30 May 2018
This special edition of Cooperative Insider also features an interview with Jean-Louis Bancel, chair of Crédit Cooperatif in France. Mr Bancel also chairs French Apex Coop FR, Cooperatives Europe, and the International Co-operative Banking Association. In this interview he looks at the state of credit cooperatives and the contribution of the sector to fulfilling the Sustainable Development Goals.
Raiffeisen set up Europe’s first credit cooperative in 1864 at a time when the continent was suffering from a severe famine and the rural population in Germany was experiencing poverty and hunger. How relevant are cooperative and global banks now in addressing the current challenges faced by Europe and the world?
Jean-Louis Bancel: Raiffeisen's achievement has been to fight for the creation of cooperative banks without initial capital. For him, it was a way to break the monopoly of banking activity at the hands of the rich. His achievement was to make clear that, even in the field of finance, the loyalty of the members is a real asset. It allows the accumulation of assets, in the form of indivisible reserves, so services can be created to meet needs of the members. In addition, this approach allows a greater opening up of the banking market makes the market more fluid and this is ultimately favorable to the consumers.
Today, this vision, which I describe as revolutionary, is not accepted by the regulators, who in various ways are trying to penalize the cooperative banks – even while they demonstrate, every day, their usefulness to millions of people in Europe and around the world. I consider that our main challenge is not to let ourselves be dominated by the unproven assertions that govern the bureaucratic approach of regulators. To do this, we need to make our members more aware of our difference and our relevance to the modern world so that their opinion may eventually prevail over the power of technocrats.
How is Crédit Coopératif celebrating the 200th anniversary of Raiffeisen’s birth?
Jean-Louis Bancel: Crédit Coopératif was created 125 years ago by workers' cooperatives who could not find banks which would give them credit. One can see the similarity with the original approach of Raiffeisen. In a different social and economic environment we have the demonstration that cooperatives, including banks, are "children of necessity". Although not belonging to the Raiffeisen movement, Crédit Coopératif will take the chance to mark the 200th anniversary by highlighting the contemporary significance of this banking revolution.

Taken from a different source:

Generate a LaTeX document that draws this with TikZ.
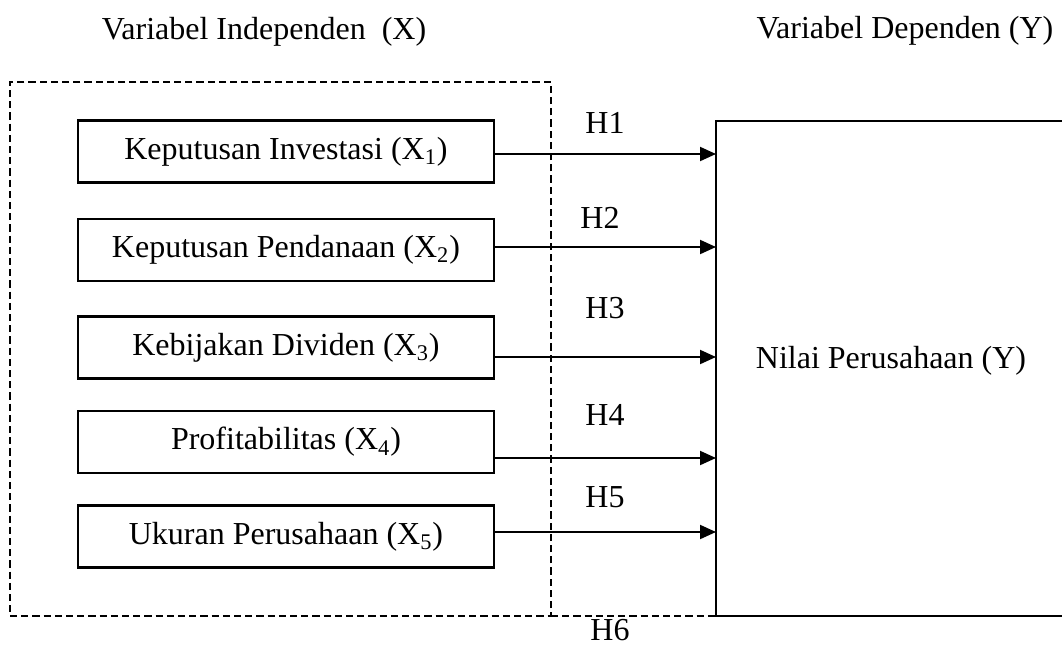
\documentclass[tikz,border=0pt]{standalone}
\usepackage{fontspec}
\setmainfont{Liberation Serif}
\usetikzlibrary{arrows.meta}
\begin{document}
\begin{tikzpicture}[x=0.5pt,y=-0.5pt,
  every node/.style={font=\fontsize{16}{19}\selectfont, inner sep=0pt, outer sep=0pt},
  varbox/.style={draw, line width=1.1pt, minimum width=208pt, minimum height=31pt},
  bigbox/.style={draw, line width=1.1pt},
  arr/.style={line width=1pt, -{Triangle[length=8pt,width=7pt]}},
  dashline/.style={line width=1.1pt, dash pattern=on 3.6pt off 2pt},
  lbl/.style={anchor=base}]
\useasboundingbox (0,0) rectangle (1062,644);
\clip (0,0) rectangle (1062,644);
% titles
\node[lbl] (t1) at (264,39) {Variabel Independen\ \ (X)};
\node[lbl] (t2) at (905,38) {Variabel Dependen (Y)};
% dashed group box
\node[dashline, draw, minimum width=270.5pt, minimum height=267pt] (D) at (280.5,349) {};
% dependent box
\node[bigbox, minimum width=175pt, minimum height=247.5pt] (Y) at (891,368.5) {};
\node[lbl] (ytext) at (891,368) {Nilai Perusahaan (Y)};
% independent boxes
\node[varbox] (b1) at (286,151.5) {Keputusan Investasi (X\textsubscript{1})};
\node[varbox] (b2) at (286,250) {Keputusan Pendanaan (X\textsubscript{2})};
\node[varbox] (b3) at (286,347.5) {Kebijakan Dividen (X\textsubscript{3})};
\node[varbox] (b4) at (286,442) {Profitabilitas (X\textsubscript{4})};
\node[varbox] (b5) at (286,536.5) {Ukuran Perusahaan (X\textsubscript{5})};
% arrow start points
\coordinate (s1) at ([yshift=-1.25pt]b1.east);
\coordinate (s2) at ([yshift=1.5pt]b2.east);
\coordinate (s3) at ([yshift=-4.75pt]b3.east);
\coordinate (s4) at ([yshift=-8pt]b4.east);
\coordinate (s5) at ([yshift=2.25pt]b5.east);
\draw[arr] (s1) -- (s1 -| Y.west);
\draw[arr] (s2) -- (s2 -| Y.west);
\draw[arr] (s3) -- (s3 -| Y.west);
\draw[arr] (s4) -- (s4 -| Y.west);
\draw[arr] (s5) -- (s5 -| Y.west);
\draw[dashline] (D.south east) -- (Y.south west);
% hypothesis labels
\node[lbl] (h1) at (605,133) {H1};
\node[lbl] (h2) at (600,228) {H2};
\node[lbl] (h3) at (605,318) {H3};
\node[lbl] (h4) at (605,425) {H4};
\node[lbl] (h5) at (605,507) {H5};
\node[lbl] (h6) at (610,640) {H6};
\end{tikzpicture}
\end{document}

Ten years have passed since the 2008 financial crisis. What is the current state of cooperative banks?
Jean-Louis Bancel: As president of the International Association of Cooperative Banks, sectoral organization of the International Cooperative Alliance, I can tell you that cooperative banks have demonstrated their resilience in the face of the 2008 financial crisis. On the other hand, being more involved in the financing of the real economy, they suffered from the economic problems that followed. Organisations that had lost their cooperative nature were particularly affected. That is why we must deplore the demutualization of a number of cooperative banks in some European countries. On the other hand, I am sure that the right combination of professionalism and the implementation of cooperative values and principles can appeal to young people who are eager for transparency and meaning brought to everyday consumer behavior.
One of the 17 Sustainable Development Goals is improving access to basic goods and services. Two billion people across the world do not have access to financial services. What role can cooperatives play in addressing this?
Jean-Louis Bancel: The setting of the Sustainable Development Goals for 2030 by the UN is a great challenge for cooperatives, particularly with regard to the 7th cooperative principle: concern for the community. That is why the International Cooperative Alliance, which gathers more than one billion people, has adhered to this approach. Giving access to financial services to billions of people around the world, whether close to home or much further through development collaborations, is a noble challenge facing cooperative banks. Without a doubt, we need to talk to each other more in the various international forums where we meet to define concrete lines of action.